Slender Man is arguably the best-known example in circulation of "creepypasta," a genre of internet folklore in which people share short scary stories and memes. The figure became notorious after "inspiring" two young Wisconsin girls to stab a 12-year-old friend in 2014.

As narrative texts are copied across online forums, they undergo a folkloric process of repetition and variation. Though legends deal largely with belief and possibility, the crowdsourced mythos behind creepypasta and Slender Man suggests a distinct awareness of fabrication. Blank and McNeill write that Slender Man is therefore a new kind of creation: one intentionally created as a fiction, but with the look and feel of legend.

"One of the defining characteristics of folklore is what we call repetition and variation, the idea that something appears multiple times, but it evolves as new people interpret it and share it themselves. In that regard, Slender Man was kind of a perfect test case for that. Because what people saw was the image, and the general rough backstory that he kidnapped kids… and used that as an imprint to create literally hundreds and hundreds and hundreds of different stories," Blank said.

"Slender Man is Coming" offers an unprecedented folkloristic take on Slender Man, analyzing the figure within the framework of contemporary legend studies, "creepypastas," folk belief and children's culture.

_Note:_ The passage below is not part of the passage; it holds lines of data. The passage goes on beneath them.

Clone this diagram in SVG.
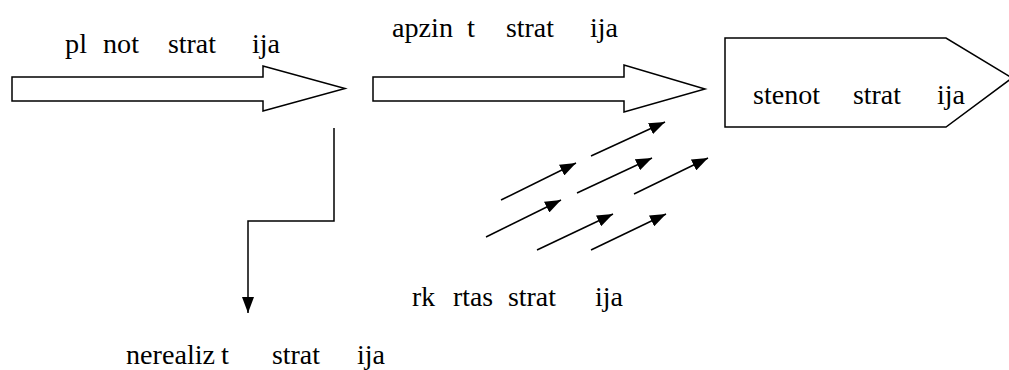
<svg xmlns="http://www.w3.org/2000/svg" width="1009" height="370" viewBox="0 0 1009 370">
<style>
text{font-family:'Liberation Serif','Times New Roman','DejaVu Serif',serif;font-size:28px;fill:#000}
.shape{fill:#fff;stroke:#000;stroke-width:1.5}
.conn{fill:none;stroke:#000;stroke-width:1.5}
</style>
<defs>
<marker id="ah" viewBox="0 0 16 12" refX="16" refY="6" markerWidth="16" markerHeight="12" markerUnits="userSpaceOnUse" orient="auto">
<path d="M0,0 L16,6 L0,12 Z" fill="#000"/>
</marker>
</defs>
<rect width="1009" height="370" fill="#fff"/>
<g id="planned">
<path class="shape" d="M12,77 L263,77 L263,66 L345,88.5 L263,111 L263,101 L12,101 Z"/>
<text x="65" y="53" textLength="22" lengthAdjust="spacingAndGlyphs">pl</text><text x="103" y="53" textLength="36" lengthAdjust="spacingAndGlyphs">not</text><text x="168" y="53" textLength="48" lengthAdjust="spacingAndGlyphs">strat</text><text x="252" y="53" textLength="28" lengthAdjust="spacingAndGlyphs">ija</text>
</g>
<g id="deliberate">
<path class="shape" d="M373,77 L624,77 L624,65 L705,89 L624,112 L624,101 L373,101 Z"/>
<text x="392" y="37" textLength="61" lengthAdjust="spacingAndGlyphs">apzin</text><text x="467" y="37" textLength="8" lengthAdjust="spacingAndGlyphs">t</text><text x="506" y="37" textLength="48" lengthAdjust="spacingAndGlyphs">strat</text><text x="590" y="37" textLength="28" lengthAdjust="spacingAndGlyphs">ija</text>
</g>
<g id="realized">
<path class="shape" d="M725,38 L946,38 L1012,78 L946,127 L725,127 Z"/>
<text x="753" y="104" textLength="67" lengthAdjust="spacingAndGlyphs">stenot</text><text x="853" y="104" textLength="48" lengthAdjust="spacingAndGlyphs">strat</text><text x="937" y="104" textLength="28" lengthAdjust="spacingAndGlyphs">ija</text>
</g>
<g id="unrealized">
<text x="126" y="364" textLength="89" lengthAdjust="spacingAndGlyphs">nerealiz</text><text x="221" y="364" textLength="8" lengthAdjust="spacingAndGlyphs">t</text><text x="272" y="364" textLength="48" lengthAdjust="spacingAndGlyphs">strat</text><text x="357" y="364" textLength="28" lengthAdjust="spacingAndGlyphs">ija</text>
</g>
<g id="emergent">
<text x="412" y="306" textLength="23" lengthAdjust="spacingAndGlyphs">rk</text><text x="453" y="306" textLength="40" lengthAdjust="spacingAndGlyphs">rtas</text><text x="508" y="306" textLength="48" lengthAdjust="spacingAndGlyphs">strat</text><text x="595" y="306" textLength="28" lengthAdjust="spacingAndGlyphs">ija</text>
</g>
<g id="connectors">
<path class="conn" d="M334,128 L334,221 L248,221 L248,313" marker-end="url(#ah)"/>
<line class="conn" x1="591" y1="156" x2="665" y2="122" marker-end="url(#ah)"/>
<line class="conn" x1="501" y1="200" x2="576" y2="163" marker-end="url(#ah)"/>
<line class="conn" x1="577" y1="193" x2="652" y2="158" marker-end="url(#ah)"/>
<line class="conn" x1="634" y1="194" x2="708" y2="158" marker-end="url(#ah)"/>
<line class="conn" x1="486" y1="237" x2="561" y2="200" marker-end="url(#ah)"/>
<line class="conn" x1="537" y1="250" x2="613" y2="214" marker-end="url(#ah)"/>
<line class="conn" x1="591" y1="250" x2="666" y2="214" marker-end="url(#ah)"/>
</g>
</svg>
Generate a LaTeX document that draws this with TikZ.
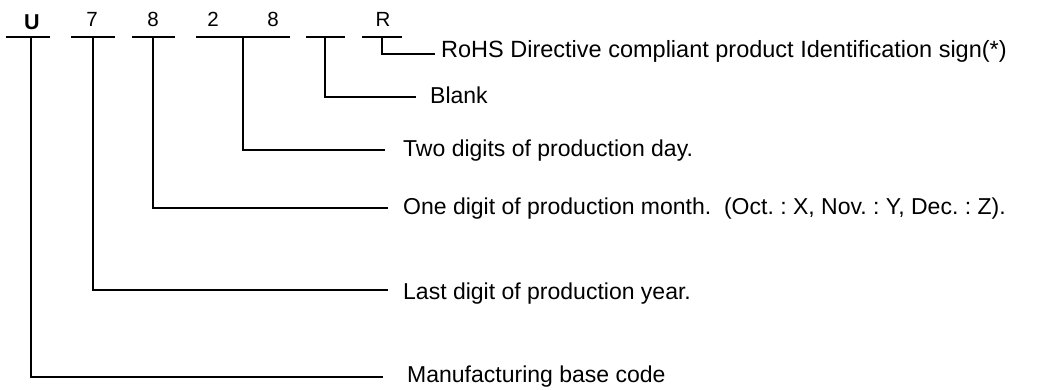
\documentclass[tikz,border=0pt]{standalone}
\usepackage{fontspec}
\setmainfont{Liberation Sans}
\frenchspacing
\tikzset{
  bar/.style={draw=black, line width=1.5pt},
  lead/.style={draw=black, line width=1.5pt},
  code/.style={font=\fontsize{20.5}{22}\selectfont, anchor=base, inner sep=0pt},
  lab/.style={font=\fontsize{23}{25}\selectfont, anchor=base west, inner sep=0pt},
}

\begin{document}
\begin{tikzpicture}[x=1pt,y=-1pt]
  \useasboundingbox (0,0) rectangle (1041,389);
  \node[code,font=\bfseries\fontsize{21.5}{23}\selectfont] (cU) at (32,29) {U};
  \node[code] (cY) at (92,26) {7};
  \node[code] (cM) at (153,26) {8};
  \node[code] (cDa) at (213,26) {2};
  \node[code] (cDb) at (273,26) {8};
  \node[code] (cR) at (383,26) {R};
  \foreach \a/\b in {6/50,71/115,132/175,196/290,306/345,362/402}
    \draw[bar] (\a,37)--(\b,37);
  \coordinate (tU) at (31,37);
  \coordinate (tY) at (93,37);
  \coordinate (tM) at (153,37);
  \coordinate (tD) at (243,37);
  \coordinate (tB) at (325,37);
  \coordinate (tR) at (382,37);
  \coordinate (eU) at (383,377);
  \coordinate (eY) at (388,290);
  \coordinate (eM) at (388,208);
  \coordinate (eD) at (385,150);
  \coordinate (eB) at (416,97);
  \coordinate (eR) at (435,54);
  \draw[lead] (tU) |- (eU);
  \draw[lead] (tY) |- (eY);
  \draw[lead] (tM) |- (eM);
  \draw[lead] (tD) |- (eD);
  \draw[lead] (tB) |- (eB);
  \draw[lead] (tR) |- (eR);
  \node[lab,font=\fontsize{23.5}{25}\selectfont] (lR) at (441,57) {RoHS Directive compliant product Identification sign(*)};
  \node[lab] (lB) at (430,103) {Blank};
  \node[lab] (lD) at (403,156) {Two digits of production day.};
  \node[lab] (lM) at (403,214) {One digit of production month.\ \ (Oct. : X, Nov. : Y, Dec. : Z).};
  \node[lab] (lY) at (403,299) {Last digit of production year.};
  \node[lab] (lU) at (407,382) {Manufacturing base code};
\end{tikzpicture}
\end{document}
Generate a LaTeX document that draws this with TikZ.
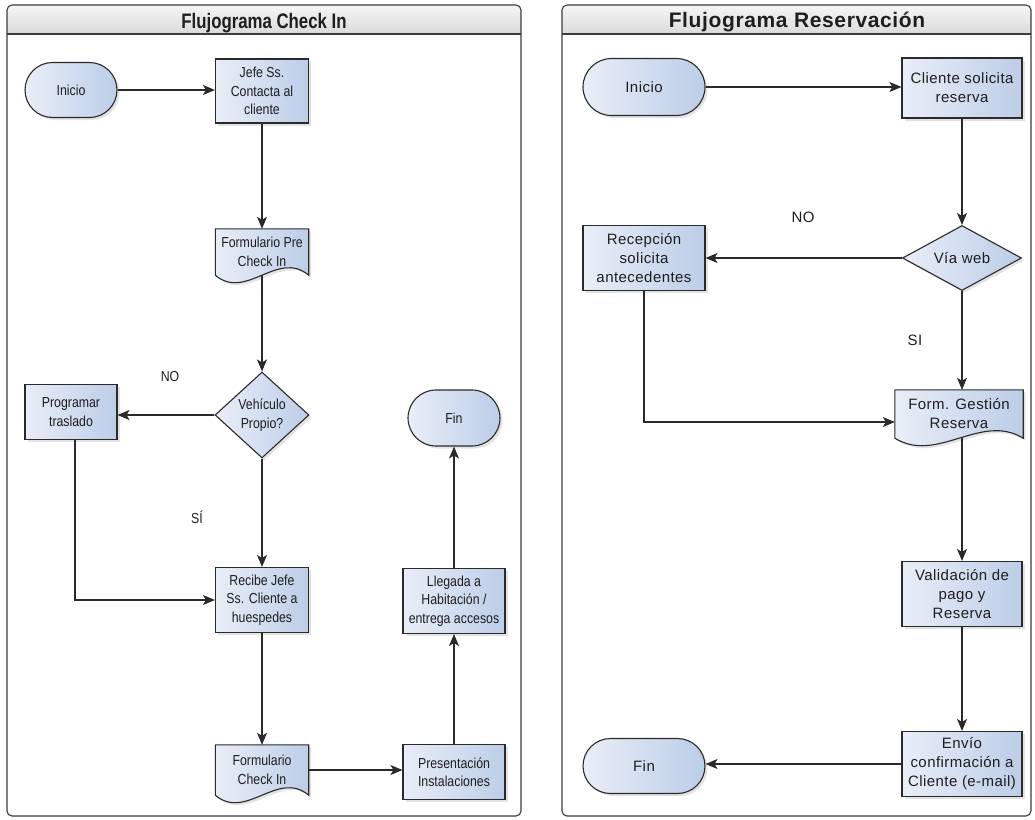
\documentclass[tikz,border=0pt]{standalone}
\usepackage{fontspec}
\setmainfont{Liberation Sans}
\newfontfamily\narrowfont[FakeStretch=0.85]{Liberation Sans}
\newfontfamily\narrowtitlefont[FakeStretch=0.8]{Liberation Sans}
\newfontfamily\spacedfont[LetterSpace=3]{Liberation Sans}
\usetikzlibrary{shapes.geometric,arrows.meta,shadows,calc,backgrounds}

\definecolor{nodeL}{HTML}{E9EEF7}
\definecolor{nodeR}{HTML}{BCCDE8}
\definecolor{edgecol}{HTML}{2A2A2A}
\definecolor{barT}{HTML}{F6F6F6}
\definecolor{barB}{HTML}{DADADA}
\definecolor{frame}{HTML}{3C3C3C}
\definecolor{ink}{HTML}{1E1E1E}

\newcommand\lbody{\narrowfont\fontsize{14.5}{18.5}\selectfont}
\newcommand\rbody{\spacedfont\fontsize{15}{19}\selectfont}

\tikzset{
  x=1pt, y=-1pt,
  soft/.style={drop shadow={shadow xshift=2.5pt, shadow yshift=-2.5pt, opacity=0.22}},
  base/.style={draw=edgecol, line width=1.1pt, left color=nodeL, right color=nodeR,
    soft, text=ink, align=center, inner sep=2pt},
  procbox/.style={base, rectangle},
  termbox/.style={base, rectangle, rounded corners=#1},
  decision/.style={base, diamond, inner sep=0pt},
  doctext/.style={rectangle, inner sep=0pt, align=center, text=ink},
  docbody/.style={draw=edgecol, line width=1.1pt, left color=nodeL, right color=nodeR, soft},
  flow/.style={draw=edgecol, line width=1.1pt, -{Stealth[length=12pt,width=10pt,inset=3pt]}},
  panel/.style={draw=frame, line width=1.1pt, rounded corners=5pt},
  lbl/.style={text=ink, inner sep=0pt},
}

% document symbol drawn behind a text node: straight top and sides, wavy bottom
\newcommand\docoutline[1]{%
  \path[docbody] (#1.north west) -- (#1.north east) -- (#1.south east)
    .. controls ($(#1.south east)!0.33!(#1.south west)+(0,-26)$)
           and ($(#1.south east)!0.67!(#1.south west)+(0,26)$) .. (#1.south west) -- cycle;}

\begin{document}
\begin{tikzpicture}
\useasboundingbox (0,0) rectangle (1035,819);

% ---------------- panels ----------------
\shade[top color=barT, bottom color=barB]
  (7,34) [rounded corners=5pt]-- (7,5) -- (521,5) [sharp corners]-- (521,34) -- cycle;
\draw[panel] (7,5) rectangle (521,816);
\draw[draw=frame, line width=1.1pt] (7,34) -- (521,34);
\node[lbl, font=\narrowtitlefont\bfseries\fontsize{21}{24}\selectfont] (titleA) at (264,23) {Flujograma Check In};

\shade[top color=barT, bottom color=barB]
  (562,34) [rounded corners=5pt]-- (562,5) -- (1031,5) [sharp corners]-- (1031,34) -- cycle;
\draw[panel] (562,5) rectangle (1031,816);
\draw[draw=frame, line width=1.1pt] (562,34) -- (1031,34);
\node[lbl, font=\spacedfont\bfseries\fontsize{21}{24}\selectfont] (titleB) at (797,22) {Flujograma Reservación};

% ---------------- Check In ----------------
\begin{scope}[font=\lbody]
\node[termbox=27.5pt, minimum width=92pt, minimum height=55pt] (inicioA) at (71,90) {Inicio};
\node[procbox, minimum width=93pt, minimum height=64pt] (jefe) at (262,91) {Jefe Ss.\\Contacta al\\cliente};
\node[doctext, minimum width=93pt, minimum height=46pt] (fpre) at (262,252) {Formulario Pre\\Check In};
\node[decision, aspect=1.1, minimum width=94pt, minimum height=86pt] (veh) at (262,415) {Vehículo\\Propio?};
\node[procbox, minimum width=92pt, minimum height=55pt] (prog) at (71,412) {Programar\\traslado};
\node[procbox, minimum width=93pt, minimum height=65pt] (recibe) at (262,600) {Recibe Jefe\\Ss. Cliente a\\huespedes};
\node[doctext, minimum width=93pt, minimum height=50pt] (fci) at (262,770) {Formulario\\Check In};
\node[procbox, minimum width=102pt, minimum height=55pt] (pres) at (454,772) {Presentación\\Instalaciones};
\node[procbox, minimum width=102pt, minimum height=65pt] (lleg) at (454,601) {Llegada a\\Habitación /\\entrega accesos};
\node[termbox=28pt, minimum width=92pt, minimum height=56pt] (finA) at (454,418) {Fin};
\node[lbl] (noA) at (170,377) {NO};
\node[lbl] (siA) at (197,517) {SÍ};
\end{scope}

% ---------------- Reservación ----------------
\begin{scope}[font=\rbody]
\node[termbox=28.5pt, minimum width=122pt, minimum height=57pt] (inicioB) at (644,87) {Inicio};
\node[procbox, minimum width=120pt, minimum height=60pt] (cli) at (962,88) {Cliente solicita\\reserva};
\node[decision, aspect=1.8, minimum width=119pt, minimum height=65pt] (via) at (962,258) {Vía web};
\node[procbox, minimum width=122pt, minimum height=65pt] (recep) at (644,258) {Recepción\\solicita\\antecedentes};
\node[doctext, minimum width=128pt, minimum height=48pt] (fg) at (959,414) {Form. Gestión\\Reserva};
\node[procbox, minimum width=120pt, minimum height=65pt] (val) at (962,594) {Validación de\\pago y\\Reserva};
\node[procbox, minimum width=120pt, minimum height=65pt] (env) at (962,764) {Envío\\confirmación a\\Cliente (e-mail)};
\node[termbox=27.5pt, minimum width=122pt, minimum height=55pt] (finB) at (644,766) {Fin};
\node[lbl] (noB) at (803,217) {NO};
\node[lbl] (siB) at (915,340) {SI};
\end{scope}

% document symbols behind their texts
\begin{scope}[on background layer]
\docoutline{fpre}
\docoutline{fci}
\docoutline{fg}
\end{scope}

% ---------------- connectors: Check In ----------------
\draw[flow] (inicioA.east) -- (inicioA.east -| jefe.west);
\draw[flow] (jefe) -- (fpre);
\draw[flow] (fpre) -- (veh);
\draw[flow] (veh.west) -- (veh.west -| prog.east);
\draw[flow] (veh) -- (recibe);
\draw[flow] ([xshift=4pt]prog.south) |- (recibe.west);
\draw[flow] (recibe) -- (fci);
\draw[flow] (fci.east) -- (fci.east -| pres.west);
\draw[flow] (pres) -- (lleg);
\draw[flow] (lleg) -- (finA);

% ---------------- connectors: Reservación ----------------
\draw[flow] (inicioB.east) -- (inicioB.east -| cli.west);
\draw[flow] (cli) -- (via);
\draw[flow] (via) -- (recep);
\draw[flow] (via.south) -- (via.south |- fg.north);
\draw[flow] (recep.south) |- ([yshift=-8pt]fg.west);
\draw[flow] (val.north |- fg.south) -- (val.north);
\draw[flow] (val) -- (env);
\draw[flow] (env.west) -- (env.west -| finB.east);
\end{tikzpicture}
\end{document}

In addition to the new volume, Blank is the author of "Toward a Conceptual Framework for the Study of Folklore and the Internet," and "The Last Laugh: Folk Humor, Celebrity Culture and Mass-Mediated Disasters in the Digital Age." He was the keynote speaker for the 2015 Folklore and Mythology Annual Symposium at Harvard University, and is the editor of Children's Folklore Review.

Blank has been featured in interviews with numerous media outlets about the Slender Man phenomenon, including Wired, Slate and the BBC. He was also interviewed for the 2016 HBO documentary, "Beware the Slenderman."